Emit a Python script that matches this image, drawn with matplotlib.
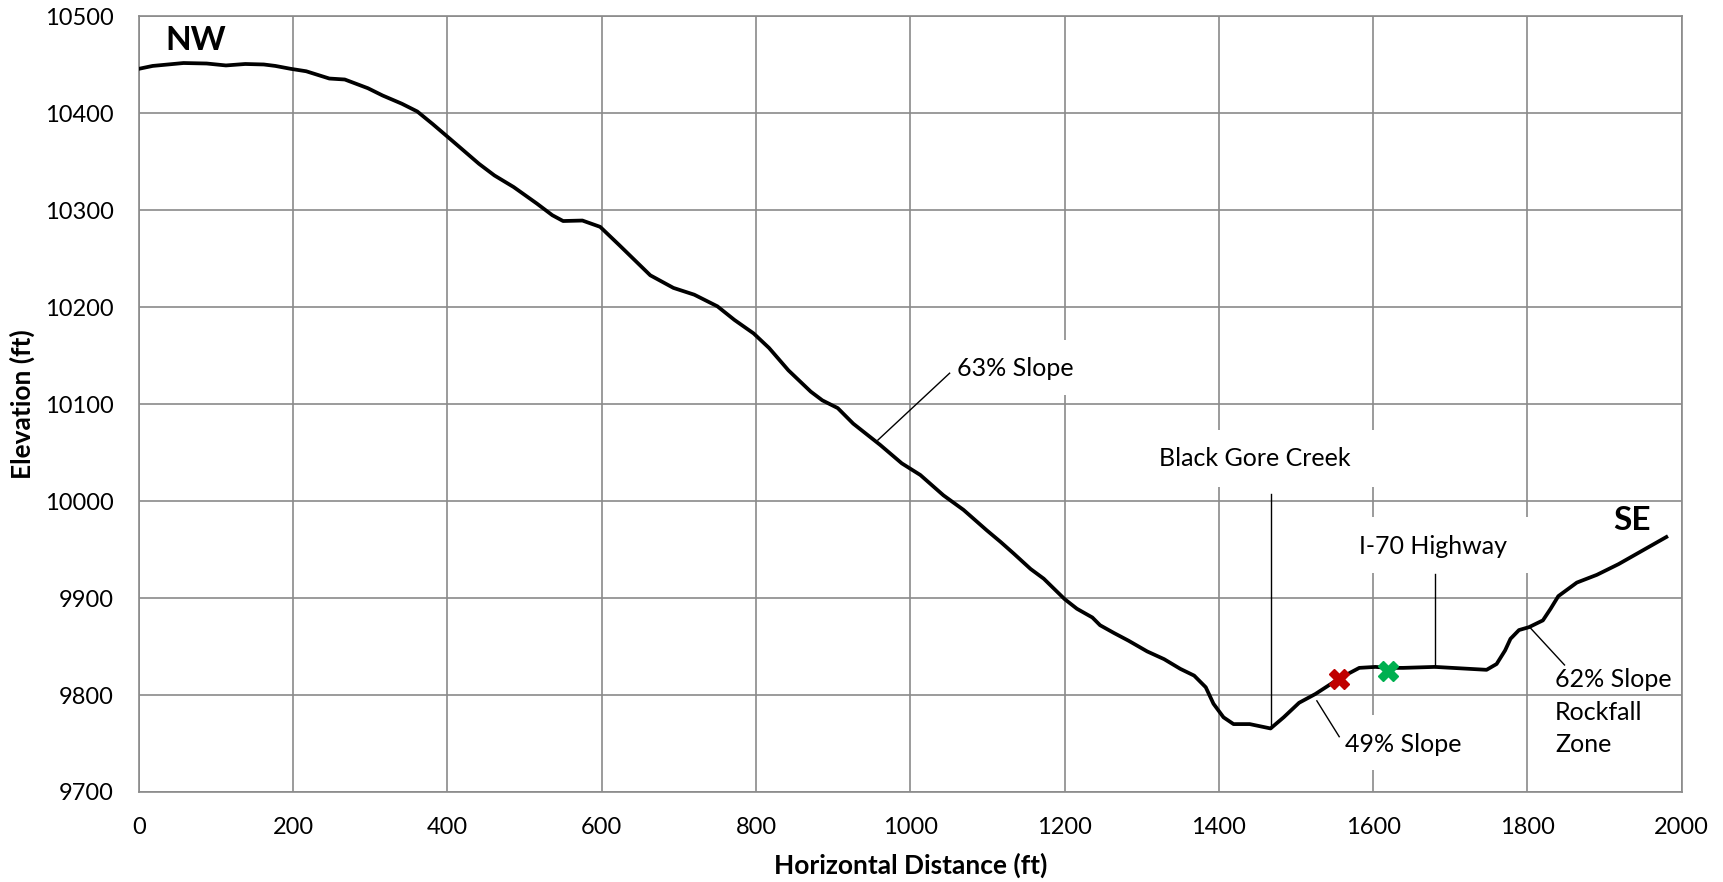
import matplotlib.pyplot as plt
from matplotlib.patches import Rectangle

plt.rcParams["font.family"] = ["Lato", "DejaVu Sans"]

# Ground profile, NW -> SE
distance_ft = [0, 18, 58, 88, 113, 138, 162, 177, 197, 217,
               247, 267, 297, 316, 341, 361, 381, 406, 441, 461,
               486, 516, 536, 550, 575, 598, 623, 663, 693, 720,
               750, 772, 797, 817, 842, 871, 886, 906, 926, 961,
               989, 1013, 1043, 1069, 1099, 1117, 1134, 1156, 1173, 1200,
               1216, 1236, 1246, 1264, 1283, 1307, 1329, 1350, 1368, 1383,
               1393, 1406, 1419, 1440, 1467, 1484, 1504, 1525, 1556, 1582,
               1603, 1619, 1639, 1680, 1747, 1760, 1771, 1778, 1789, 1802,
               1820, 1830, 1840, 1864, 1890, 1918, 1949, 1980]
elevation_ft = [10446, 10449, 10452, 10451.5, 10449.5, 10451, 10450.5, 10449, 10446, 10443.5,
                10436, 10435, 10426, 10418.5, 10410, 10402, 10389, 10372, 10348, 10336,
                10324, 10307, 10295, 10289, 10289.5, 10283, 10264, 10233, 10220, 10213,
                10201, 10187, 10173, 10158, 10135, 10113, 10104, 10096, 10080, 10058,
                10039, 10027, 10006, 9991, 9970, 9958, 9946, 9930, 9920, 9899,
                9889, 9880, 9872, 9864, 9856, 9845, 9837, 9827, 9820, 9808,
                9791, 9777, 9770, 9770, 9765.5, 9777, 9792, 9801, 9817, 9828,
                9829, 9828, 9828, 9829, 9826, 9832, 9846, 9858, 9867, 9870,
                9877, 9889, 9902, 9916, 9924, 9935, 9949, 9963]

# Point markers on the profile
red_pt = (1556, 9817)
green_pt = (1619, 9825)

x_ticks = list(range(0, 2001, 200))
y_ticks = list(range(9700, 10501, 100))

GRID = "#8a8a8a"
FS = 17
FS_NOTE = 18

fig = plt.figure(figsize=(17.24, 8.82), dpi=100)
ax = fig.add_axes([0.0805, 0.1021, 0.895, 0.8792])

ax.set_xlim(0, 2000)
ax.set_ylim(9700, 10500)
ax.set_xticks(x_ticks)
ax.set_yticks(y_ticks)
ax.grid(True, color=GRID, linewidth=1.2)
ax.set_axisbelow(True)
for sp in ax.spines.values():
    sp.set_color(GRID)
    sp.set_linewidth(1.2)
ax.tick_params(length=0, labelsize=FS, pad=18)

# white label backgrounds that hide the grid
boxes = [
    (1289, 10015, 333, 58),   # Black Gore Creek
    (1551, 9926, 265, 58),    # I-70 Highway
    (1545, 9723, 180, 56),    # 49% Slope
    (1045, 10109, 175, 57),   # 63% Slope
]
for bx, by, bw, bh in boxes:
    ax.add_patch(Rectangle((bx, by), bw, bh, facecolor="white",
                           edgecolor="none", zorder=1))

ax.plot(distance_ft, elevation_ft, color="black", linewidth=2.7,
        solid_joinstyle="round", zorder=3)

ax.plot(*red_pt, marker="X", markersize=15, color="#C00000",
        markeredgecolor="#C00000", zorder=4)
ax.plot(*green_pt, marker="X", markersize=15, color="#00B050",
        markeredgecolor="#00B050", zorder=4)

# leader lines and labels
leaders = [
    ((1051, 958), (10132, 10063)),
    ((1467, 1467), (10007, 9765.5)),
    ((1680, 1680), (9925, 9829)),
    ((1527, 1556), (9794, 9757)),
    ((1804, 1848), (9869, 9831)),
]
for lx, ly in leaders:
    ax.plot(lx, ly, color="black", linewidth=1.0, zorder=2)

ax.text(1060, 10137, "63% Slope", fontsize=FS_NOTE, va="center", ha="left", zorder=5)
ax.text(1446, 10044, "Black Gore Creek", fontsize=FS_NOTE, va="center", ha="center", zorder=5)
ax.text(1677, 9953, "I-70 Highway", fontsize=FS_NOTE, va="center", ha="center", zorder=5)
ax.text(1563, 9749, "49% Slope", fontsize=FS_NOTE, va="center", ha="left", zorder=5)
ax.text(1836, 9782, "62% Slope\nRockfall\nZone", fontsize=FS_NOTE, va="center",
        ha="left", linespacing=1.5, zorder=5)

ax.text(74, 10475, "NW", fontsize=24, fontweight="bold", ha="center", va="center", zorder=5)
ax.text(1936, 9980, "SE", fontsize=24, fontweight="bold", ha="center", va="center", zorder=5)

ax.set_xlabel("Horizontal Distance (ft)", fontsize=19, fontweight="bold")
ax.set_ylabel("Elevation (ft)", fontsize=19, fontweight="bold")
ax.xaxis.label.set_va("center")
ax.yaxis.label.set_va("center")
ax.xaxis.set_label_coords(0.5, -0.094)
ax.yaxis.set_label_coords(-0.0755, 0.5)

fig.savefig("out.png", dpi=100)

━━━━━━━━━━━━━━━━

▸ **WHAT IS NEEDED**: Identify and extract each line of the listing that contains "matplotlib".

▸ **FINISHED ANSWER**:
Emit a Python script that matches this image, drawn with matplotlib.
import matplotlib.pyplot as plt
from matplotlib.patches import Rectangle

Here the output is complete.